====== Extracted data

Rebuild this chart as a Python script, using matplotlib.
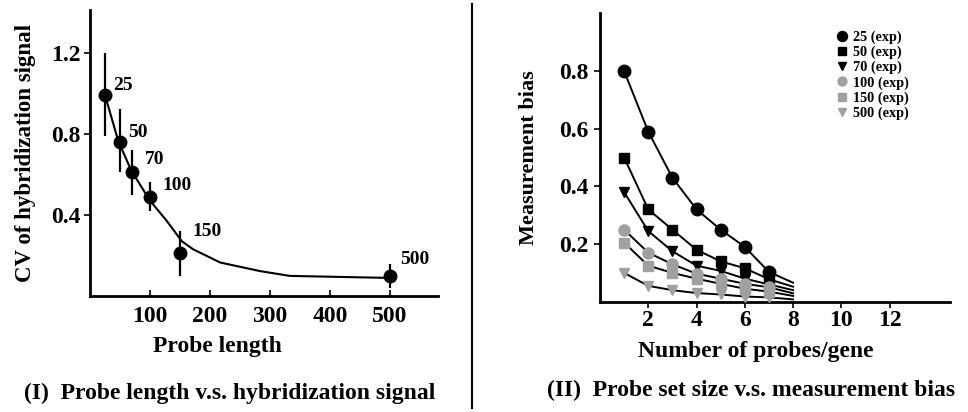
import matplotlib
matplotlib.use("Agg")
from matplotlib import pyplot as plt

plt.rcParams['font.family'] = ['Liberation Serif', 'DejaVu Serif']
plt.rcParams['font.weight'] = 'bold'

# (I) probe length vs CV of hybridization signal
probe_len = [25, 50, 70, 100, 150, 500]
cv = [0.99, 0.76, 0.61, 0.49, 0.21, 0.10]
cv_lo = [0.79, 0.61, 0.50, 0.42, 0.10, 0.04]
cv_hi = [1.20, 0.92, 0.72, 0.56, 0.32, 0.16]
fit_len = [25, 47, 69, 100, 128, 153, 172, 217, 283, 333, 500]
fit_cv = [0.99, 0.765, 0.617, 0.47, 0.37, 0.27, 0.23, 0.165, 0.123, 0.099, 0.089]
# label offsets in points (dx, dy)
label_off = [(6, 7), (6, 7), (9, 9), (9, 8), (9, 16), (7, 12)]

# (II) probes per gene vs measurement bias
n_probes = [1, 2, 3, 4, 5, 6, 7]
fit_end = 8
bias = {
    '25': [0.80, 0.59, 0.43, 0.32, 0.25, 0.19, 0.103],
    '50': [0.50, 0.32, 0.25, 0.18, 0.14, 0.116, 0.078],
    '70': [0.38, 0.245, 0.175, 0.125, 0.107, 0.08, 0.06],
    '100': [0.25, 0.17, 0.13, 0.097, 0.08, 0.062, 0.05],
    '150': [0.205, 0.125, 0.10, 0.08, 0.062, 0.045, 0.035],
    '500': [0.10, 0.055, 0.04, 0.03, 0.025, 0.018, 0.015],
}
bias_end = {'25': 0.066, '50': 0.052, '70': 0.040, '100': 0.029, '150': 0.020, '500': 0.008}
styles = {
    '25': ('o', 'black', 9),
    '50': ('s', 'black', 6.5),
    '70': ('v', 'black', 7.5),
    '100': ('o', '#a0a0a0', 8),
    '150': ('s', '#a0a0a0', 6.5),
    '500': ('v', '#a0a0a0', 7.5),
}

fig = plt.figure(figsize=(9.68, 4.12), dpi=100)

# left panel
ax1 = fig.add_axes([0.093, 0.2816, 0.3595, 0.694])
ax1.plot(fit_len, fit_cv, color='black', lw=1.5)
ax1.vlines(probe_len, cv_lo, cv_hi, color='black', lw=1.6)
ax1.plot(probe_len, cv, 'o', color='black', ms=9)
for x, y, off in zip(probe_len, cv, label_off):
    ax1.annotate(str(x), (x, y), xytext=off, textcoords='offset points',
                 fontsize=14, fontweight='bold', va='center')
ax1.set_xlim(0, 580)
ax1.set_ylim(0, 1.41)
ax1.set_xticks([100, 200, 300, 400, 500])
ax1.set_yticks([0.4, 0.8, 1.2])
ax1.set_xlabel('Probe length', fontsize=17, fontweight='bold')
ax1.xaxis.set_label_coords(0.365, -0.14)
ax1.set_ylabel('CV of hybridization signal', fontsize=16.5, fontweight='bold', labelpad=11)
ax1.tick_params(axis='x', direction='in', length=4, width=1.2, labelsize=17, pad=7)
ax1.tick_params(axis='y', direction='out', length=4, width=1.2, labelsize=17, pad=3)

# right panel
ax2 = fig.add_axes([0.6198, 0.2677, 0.3616, 0.700])
for key in bias:
    ax2.plot(n_probes + [fit_end], bias[key] + [bias_end[key]], color='black', lw=1.4, zorder=2)
for key in bias:
    m, c, ms = styles[key]
    ax2.plot(n_probes, bias[key], m, color=c, ms=ms, label=key + ' (exp)', zorder=3)
ax2.set_xlim(0, 14.5)
ax2.set_ylim(0, 1.0)
ax2.set_xticks([2, 4, 6, 8, 10, 12])
ax2.set_yticks([0.2, 0.4, 0.6, 0.8])
ax2.set_xlabel('Number of probes/gene', fontsize=17, fontweight='bold')
ax2.xaxis.set_label_coords(0.446, -0.135)
ax2.set_ylabel('Measurement bias', fontsize=16, fontweight='bold', labelpad=15)
ax2.tick_params(axis='x', direction='out', length=4, width=1.2, labelsize=17, pad=2)
ax2.tick_params(axis='y', direction='out', length=4, width=1.2, labelsize=17, pad=4)
leg = ax2.legend(loc='upper left', bbox_to_anchor=(0.65, 0.965), frameon=False,
                 fontsize=10.3, handletextpad=0.3, labelspacing=0.12, borderpad=0,
                 handlelength=1.0, markerscale=0.8)

for ax in (ax1, ax2):
    ax.spines['top'].set_visible(False)
    ax.spines['right'].set_visible(False)
    ax.spines['left'].set_linewidth(2)
    ax.spines['bottom'].set_linewidth(2)

# captions and divider
fig.text(0.2376, 0.046, '(I)  Probe length v.s. hybridization signal', ha='center', va='center',
         fontsize=17, fontweight='bold')
fig.text(0.7758, 0.053, '(II)  Probe set size v.s. measurement bias', ha='center', va='center',
         fontsize=17, fontweight='bold')
fig.add_artist(plt.Line2D([0.4876, 0.4876], [0.01, 0.99], color='black', lw=1.5))

fig.savefig('out.png', dpi=100)
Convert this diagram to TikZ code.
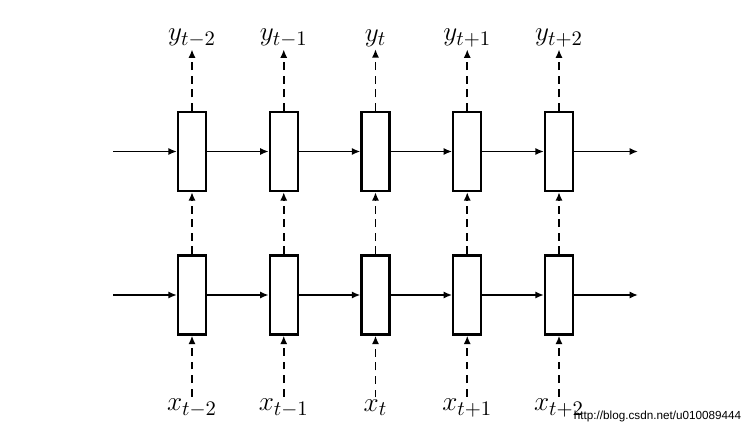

============

» **Stated task**: List all lines from the entries that include the word "this".

» **Written answer**:
Rebuild this chart as a Python script, using matplotlib.
Convert this diagram to TikZ code.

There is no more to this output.